4. The data is there, use it wisely, for the customers benefit: With the availability of a wealth of data and information, banks and providers of financial services need to be innovative and responsible in how they assess risk, so that the reach of products and services can be expanded beyond today’s, what some would call restricted, pastures.
The writing is on the wall: With these trends in mind, I am hesitant to use the word ‘predictions’ for some of these are clear and obvious. Nevertheless, if I were a betting man, I’d say the smart money is on the following:
A. Outside of the global or pan-regional tier-1 players, banks will cease to operate their own digital banking channel. The economics will not stack up and customer engagement will dwindle over time.
B. Platforms that customers already frequent for their quotidian needs (in many cases, outside of banking) will provide integrated access to banking products and services. The platforms will provide a screening / light-underwriting plus distribution service for a fee. They will determine the rules of engagement — the underlying products and services will be offered via a panel of banking providers. They will also be the gatekeepers and critical determinants of flows for transactional banking products and services.
C. The gold-rush in the coming decade will be in incumbent platforms looking to make the industry cross-over to banking. Established and nascent platforms include Amazon (US, UK, some international), Facebook / Whatsapp (US, UK, Brazil, India), Singtel-Grab (S.E Asia), Alibaba (China), We-Chat (China). Arguably, the Chinese examples have already reached steady state. Successful platforms and partnerships will expand the reach of banking products and services into hitherto underserved segments such as SMEs and entrepreneurs.
D. The rapid pace of innovation in global payments will continue unabated for the next decade. Already, the world has witnessed unprecedented advances in payments in the last 10–15 years with the breath-taking expansion in near-real time payment networks and the emergence of instantaneous push-payment mechanisms underpinned by an explosion in the granularity and quality of transaction related data. With regulatory frameworks such as Open Banking and Payments Services Directive 2, the upcoming ISO20022 compliance deadlines and the move to further API integration, the pace of change will only accelerate. I expect further in-the-moment payments integration to occur, such as Apple Pay for all purchases made in the Apple ecosystem and further proliferation of Buy Now Pay Later schemes accompanied with immediate effecting of global payments and FX including last mile execution and real-time transparency to payment flows.
E. Banks will retain and protect their traditional areas of strength — arranging complex banking products and to that end, they will want to forge and maintain a relationship with the customers in need of these non-utilitarian services. For reasons mentioned previously, it is unlikely that the new entrants will want to challenge incumbent banks in these areas. Banks that have a heavy reliance on utility products and services will either consolidate to attain scale or wither away. Conversely, global banking players who have invested and built assets and networks over decades will benefit from this incumbency. As an example, unless a new trustworthy replacement is available in short order, banks such as Citi, Bank of America, JP Morgan and HSBC will continue to benefit from the corresponding banking networks and relationships they have built over time.

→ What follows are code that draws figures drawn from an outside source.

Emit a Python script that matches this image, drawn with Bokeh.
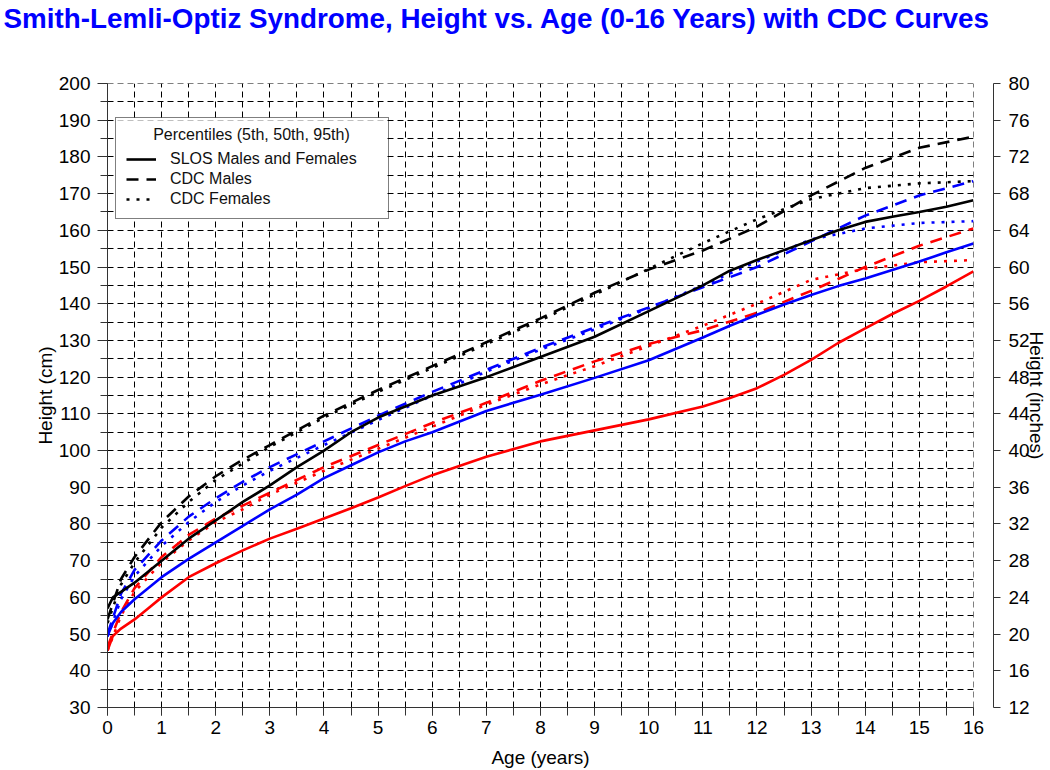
from bokeh.plotting import figure
from bokeh.models import (Range1d, LinearAxis, SingleIntervalTicker, Title,
                          Legend, LegendItem, Label, BoxAnnotation)
from bokeh.embed import file_html
from bokeh.resources import INLINE

# ---------------- data ----------------
slos_age = [0, 0.1, 0.25, 0.5, 0.75, 1, 1.5, 2, 2.5, 3, 3.5, 4, 4.5, 5, 5.5, 6,
            7, 8, 9, 10, 11, 11.5, 12, 12.5, 13, 13.5, 14, 14.5, 15, 15.5, 16]
slos_p95 = [57, 60, 61.5, 64, 67, 70, 76, 81, 86, 90.5, 95.5, 100, 105, 109, 112, 115,
            120, 125.5, 131, 138, 145, 149, 151.9, 154.6, 157.3, 160, 162.3, 163.7, 165, 166.4, 168.2]
slos_p50 = [49.5, 53, 56, 59.5, 62.5, 65.5, 70.5, 75, 79.5, 84, 88, 92.5, 96, 99.5, 102.5, 105,
            110.8, 115.2, 119.8, 124.6, 130.8, 134, 137, 139.8, 142.4, 144.8, 146.9, 149.2, 151.5, 154, 156.4]
slos_p5 = [45.5, 49.5, 51.5, 54, 57, 60, 65.5, 69.3, 72.8, 76, 78.7, 81.5, 84.3, 87.2, 90.3, 93.3,
           98.3, 102.5, 105.5, 108.5, 112, 114.3, 117, 120.6, 124.7, 129.3, 133.3, 137.2, 140.8, 144.7, 148.8]

cdc_age = [0, 0.25, 0.5, 1, 1.5, 2, 2.5, 3, 4, 5, 6, 7, 8, 9, 10, 11, 12, 13, 14, 15, 16]
male_p95 = [54, 65, 71, 80.5, 87.5, 93, 97.5, 101.5, 109.5, 116.5, 123, 129.5, 136, 143,
            149.3, 154.5, 161, 169.5, 177, 182.5, 185.5]
male_p50 = [50, 61, 67.5, 75.5, 82, 87, 91.5, 95.5, 102.5, 109.5, 116, 122, 128, 133.5,
            139, 144.5, 150, 157, 164, 169.5, 173.4]
male_p5 = [46.5, 56, 62.5, 71, 77, 81.5, 85, 88.5, 95.5, 101.5, 107.5, 113, 119, 124.3,
           129, 132.8, 137.5, 143.5, 150, 155.8, 160.5]
female_p95 = [53, 63.5, 69.5, 79, 86, 92, 96.5, 101, 109, 116, 122.5, 129, 135.5, 142.5,
              149.5, 156.5, 163, 168.5, 171.5, 172.8, 173.4]
female_p50 = [49.3, 59.5, 65.8, 74, 80.5, 86, 90.5, 94.5, 101.5, 108.3, 115, 121.5, 127.5,
              133, 138.8, 145, 151.5, 157.5, 160.5, 162, 162.5]
female_p5 = [45.5, 55, 61.5, 69.5, 75.5, 80.5, 84, 88, 94.5, 100.5, 106.5, 112.5, 118, 123,
             128.5, 134, 140, 146.5, 149.5, 151.3, 151.9]

title_text = "Smith-Lemli-Optiz Syndrome, Height vs. Age (0-16 Years) with CDC Curves"
legend_title = "Percentiles (5th, 50th, 95th)"
legend_labels = ["SLOS Males and Females", "CDC Males", "CDC Females"]

FONT = "Liberation Sans"
RED, BLUE, BLACK = "#ff0000", "#0000ff", "#000000"

p = figure(width=1050, height=770, output_backend="svg", toolbar_location=None,
           x_range=Range1d(0, 16.001), y_range=Range1d(30, 200.001),
           min_border_left=107, min_border_right=77, min_border_top=82, min_border_bottom=63,
           background_fill_color="white", border_fill_color="white")
p.outline_line_color = None
p.extra_y_ranges = {"inch": Range1d(12, 80)}

# blank spacer between the plot frame and the title
p.add_layout(Title(text=" ", text_font_size="2px", text_color="white", standoff=46), "above")

# title
p.title.text = title_text
p.title.text_font = FONT
p.title.text_font_size = "27.8px"
p.title.text_font_style = "bold"
p.title.text_color = "#0000ff"
p.title.align = "left"
p.title.offset = -104
p.title.standoff = 0

# grid
for g in (p.xgrid, p.ygrid):
    g.grid_line_color = "black"
    g.grid_line_dash = "6 4"
    g.grid_line_width = 1
    g.grid_line_alpha = 1
p.xgrid.ticker = SingleIntervalTicker(interval=0.5)
p.ygrid.ticker = SingleIntervalTicker(interval=5)

AX_COL = "#333333"
# bottom axis
xa = p.xaxis[0]
xa.ticker = SingleIntervalTicker(interval=1, num_minor_ticks=2)
xa.axis_label = "Age (years)"
xa.axis_line_color = AX_COL
xa.major_tick_line_color = AX_COL
xa.minor_tick_line_color = AX_COL
xa.major_tick_out = 8
xa.major_tick_in = 0
xa.minor_tick_out = 8
xa.minor_tick_in = 0
xa.major_label_standoff = 5
xa.axis_label_standoff = 10
xa.axis_label_text_line_height = 1.0

# left axis
ya = p.yaxis[0]
ya.ticker = SingleIntervalTicker(interval=10, num_minor_ticks=2)
ya.axis_label = "Height (cm)"
ya.axis_line_color = AX_COL
ya.major_tick_line_color = AX_COL
ya.minor_tick_line_color = AX_COL
ya.major_tick_out = 10
ya.major_tick_in = 0
ya.minor_tick_out = 7
ya.minor_tick_in = 0
ya.major_label_standoff = 7
ya.axis_label_standoff = 0

# right side: blank spacer, then the inch axis
p.add_layout(Title(text=" ", text_font_size="2px", text_color="white", standoff=16), "right")
ra = LinearAxis(y_range_name="inch", axis_label="Height (inches)",
                ticker=SingleIntervalTicker(interval=4, num_minor_ticks=0))
ra.axis_line_color = AX_COL
ra.major_tick_line_color = AX_COL
ra.minor_tick_line_color = None
ra.major_tick_out = 7
ra.major_tick_in = 0
ra.major_label_standoff = 8
ra.axis_label_standoff = -7
p.add_layout(ra, "right")

for ax in (xa, ya, ra):
    ax.major_label_text_font = FONT
    ax.major_label_text_font_size = "19px"
    ax.major_label_text_color = "black"
    ax.axis_label_text_font = FONT
    ax.axis_label_text_font_size = "19px"
    ax.axis_label_text_font_style = "normal"
    ax.axis_label_text_color = "black"

LW = 2.6
DASH = "12 8"
DOT = "3 7"

# white panel behind the legend (keeps the grid out of the legend area)
p.add_layout(BoxAnnotation(left=0.16, right=5.16, top=190.0, bottom=163.3,
                           fill_color="white", fill_alpha=1, line_color=None,
                           level="underlay"))

# CDC curves
r_m5 = p.line(cdc_age, male_p5, line_color=RED, line_width=LW, line_dash=DASH)
r_m50 = p.line(cdc_age, male_p50, line_color=BLUE, line_width=LW, line_dash=DASH)
r_m95 = p.line(cdc_age, male_p95, line_color=BLACK, line_width=LW, line_dash=DASH)
r_f5 = p.line(cdc_age, female_p5, line_color=RED, line_width=LW, line_dash=DOT)
r_f50 = p.line(cdc_age, female_p50, line_color=BLUE, line_width=LW, line_dash=DOT)
r_f95 = p.line(cdc_age, female_p95, line_color=BLACK, line_width=LW, line_dash=DOT)
# SLOS curves
r_s5 = p.line(slos_age, slos_p5, line_color=RED, line_width=LW)
r_s50 = p.line(slos_age, slos_p50, line_color=BLUE, line_width=LW)
r_s95 = p.line(slos_age, slos_p95, line_color=BLACK, line_width=LW)

legend = Legend(items=[
    LegendItem(label=legend_labels[0], renderers=[r_s95]),
    LegendItem(label=legend_labels[1], renderers=[r_m95]),
    LegendItem(label=legend_labels[2], renderers=[r_f95]),
], location=(8, 488), title=" ")
legend.margin = 0
legend.padding = 10
legend.spacing = 2
legend.glyph_width = 30
legend.glyph_height = 18
legend.label_height = 18
legend.label_width = 208
legend.label_standoff = 14
legend.label_text_font = FONT
legend.label_text_font_size = "16px"
legend.label_text_color = "#111111"
legend.title_text_font = FONT
legend.title_text_font_size = "16px"
legend.title_standoff = 4
legend.border_line_color = "black"
legend.border_line_width = 1
legend.background_fill_alpha = 0
p.add_layout(legend)

# centred legend heading
p.add_layout(Label(x=2.66, y=186.1,
                   text=legend_title, text_align="center", text_baseline="middle",
                   text_font=FONT, text_font_size="16px", text_color="#111111"))

open("out.html", "w").write(file_html(p, INLINE))
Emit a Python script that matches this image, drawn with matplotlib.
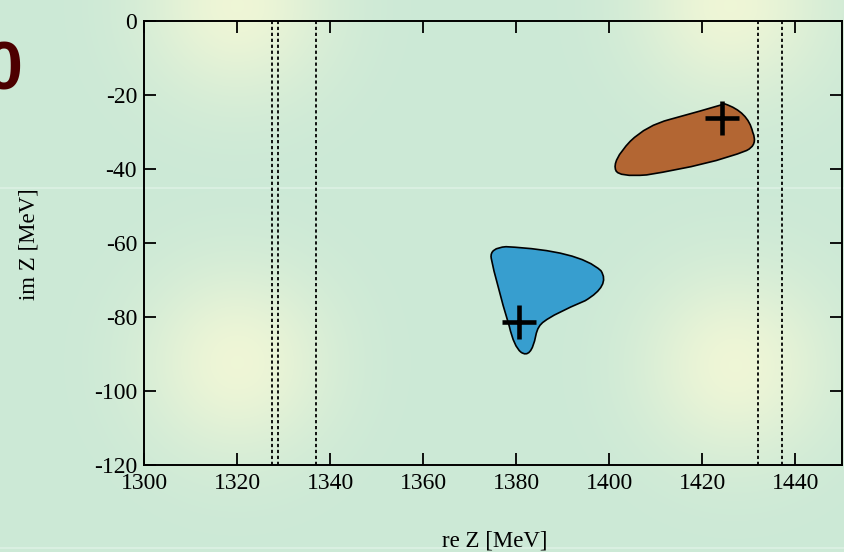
import numpy as np
import matplotlib
matplotlib.use("Agg")
import matplotlib.pyplot as plt
from matplotlib.path import Path
from matplotlib.patches import PathPatch

# pole regions (outline: start point, then control/end pairs for quadratic curves)
blue_x = [1374.6, 1374.3, 1377.8, 1393.5, 1398.2, 1400.3, 1394.8, 1388.0, 1386.0,
          1384.6, 1384.2, 1383.2, 1381.0, 1379.5, 1378.5, 1375.6, 1374.6]
blue_y = [-64.0, -61.3, -61.0, -62.0, -67.5, -71.5, -75.6, -79.2, -81.2,
          -82.3, -85.0, -91.5, -89.5, -88.0, -82.5, -70.5, -64.0]

orange_x = [1401.4, 1402.0, 1408.0, 1422.0, 1429.5, 1432.0, 1430.8, 1429.8, 1424.8,
            1420.0, 1413.0, 1408.0, 1404.5, 1400.5, 1401.4]
orange_y = [-40.4, -42.2, -41.6, -38.8, -35.0, -33.5, -30.0, -24.5, -22.4,
            -24.2, -26.6, -28.2, -32.5, -37.8, -40.4]

# pole positions
pole_re = [1380.6, 1424.2]
pole_im = [-81.3, -26.3]

# thresholds (vertical dotted lines)
thresholds = [1327.6, 1328.9, 1337.0, 1432.0, 1437.2]

xticks = [1300, 1320, 1340, 1360, 1380, 1400, 1420, 1440]
yticks = [0, -20, -40, -60, -80, -100, -120]

plt.rcParams['font.family'] = ['Liberation Serif', 'DejaVu Serif']
plt.rcParams['axes.unicode_minus'] = False

fig = plt.figure(figsize=(8.44, 5.52), dpi=100)

# slide-like background
bg = fig.add_axes([0, 0, 1, 1], zorder=-10)
h, w = 552, 844
yy, xx = np.mgrid[0:h, 0:w]
base = np.array([0.800, 0.914, 0.843])
glow = np.array([0.937, 0.965, 0.840])
t = np.zeros((h, w))
for cx, cy in [(237, 5), (730, 5), (237, 362), (735, 365)]:
    t = np.maximum(t, np.exp(-((xx - cx) ** 2 + (yy - cy) ** 2) / (2 * 65.0 ** 2)))
img = base[None, None, :] * (1 - t[..., None]) + glow[None, None, :] * t[..., None]
bg.imshow(img, aspect='auto', extent=[0, w, h, 0])
bg.axhline(188, color='#dcf1e4', lw=1.2)
bg.axhline(548, color='#dcf1e4', lw=1.2)
bg.set_xlim(0, w)
bg.set_ylim(h, 0)
bg.axis('off')

fig.text(22 / 844, 1 - 72 / 552, '0', ha='right', va='center', fontsize=49,
         fontweight='bold', color='#4d0000', family='Liberation Sans')

ax = fig.add_axes([144 / 844, 87 / 552, 698 / 844, 444 / 552])
ax.set_facecolor('none')


def region(xs, ys):
    verts = list(zip(xs, ys))
    codes = [Path.MOVETO] + [Path.CURVE3] * (len(verts) - 1)
    return Path(verts, codes)


ax.add_patch(PathPatch(region(blue_x, blue_y), facecolor='#379ecf',
                       edgecolor='black', lw=1.2, zorder=3))
ax.add_patch(PathPatch(region(orange_x, orange_y), facecolor='#b36633',
                       edgecolor='black', lw=1.2, zorder=3))

for xv in thresholds:
    ax.axvline(xv, color='black', lw=1.3, linestyle=(0, (1.8, 1.5)), zorder=2)

ax.plot(pole_re, pole_im, linestyle='none', marker='+', markersize=24,
        markeredgewidth=3.3, color='black', zorder=4)

ax.set_xlim(1300, 1450)
ax.set_ylim(-120, 0)
ax.set_xticks(xticks)
ax.set_yticks(yticks)
ax.tick_params(direction='in', length=8.6, width=1.3, labelsize=17,
               top=True, right=True, colors='black')
ax.tick_params(axis='x', pad=6)
ax.tick_params(axis='y', pad=5)
for s in ax.spines.values():
    s.set_linewidth(1.4)

ax.set_xlabel('re Z [MeV]', fontsize=16.5)
ax.set_ylabel('im Z [MeV]', fontsize=16.5)
ax.xaxis.set_label_coords(0.502, -0.147)
ax.yaxis.set_label_coords(-0.149, 0.498)

plt.savefig('out.png', dpi=100)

For anyone looking to hazard a guess of what the future holds for digital banking, the canvas is as broad as it is deep. Likewise, for those of us in the business of banking and technology, many of these trends are self-evident. As obvious as they might be, they continue to enthral and fill us with excited anticipation of their promise and potential.
But in keeping with the spirit of the season, this being a time to reflect and gaze into the future, these are my succinct, if not cursory, observations.